Many arise against me, but with “a breath of my mouth” I blow them over.—All their prints are mere “autumn leaves.”[1164]

“One only of my opponents, viz. Latomus, is worth his salt, he is the scribe who writes best against me. Latomus alone has really written against Luther, make a note of that! All the others, like Erasmus, were but frogs. Not one of them really meant it seriously. Yes indeed all, Erasmus included, were just croaking frogs.”[1165]

I have been tried in the school of temptations; “these are the exalted temptations which no Pope has ever understood,” I mean, “being tempted to blasphemy and to question God’s Judgments when we know nothing either of sin or of the remedy.”[1166]

Because I have destroyed the devil’s kingdom “many say I was the man foretold by the Prophet of Lichtenberg; for in their opinion I must be he. This was a prophecy of the devil, who well saw that the kingdom he had founded on lies must fall. Hence he beheld a monk, though he could not tell to which Order he belonged.”[1167]

“Be assured of this, that no one will give you a Doctor of Holy Scripture save only the Holy Ghost who is in heaven.... He indeed testified aforetimes against the prophet by the mouth of the she-ass on which the prophet rode. Would to God we were worthy to have such doctors sent us!”[1168]

“I have become a great Doctor, this I am justified in saying; I would not have thought this possible in the days of my temptations” when Staupitz comforted me with the assurance, “that God would make use of me as His assistant in mighty things.”[1169]

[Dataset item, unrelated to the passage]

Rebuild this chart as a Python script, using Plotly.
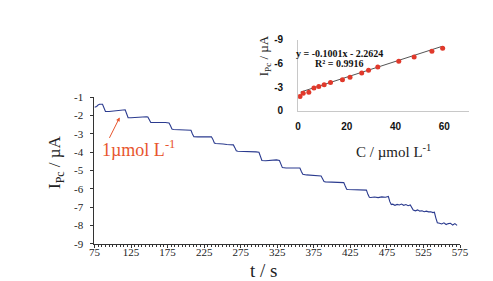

“St. John Hus” was not alone in prophesying of me that ... “they will perforce have to listen to the singing of a swan,” but likewise the prophet at Rome foretold “the coming hermit who would lay waste the Papacy.”[1170]

When I was a young monk and lay sick at Erfurt they said to me: “Be consoled, good bachelor ... our God will still make a great man of you. This has been fulfilled.”[1171]

“On one occasion when I was consoling a man on the loss of his son he, too, said to me: ‘You will see, Martin, you will become a great man!’ I often call this to mind, for such words have something of the omen or oracle about them.”[1172]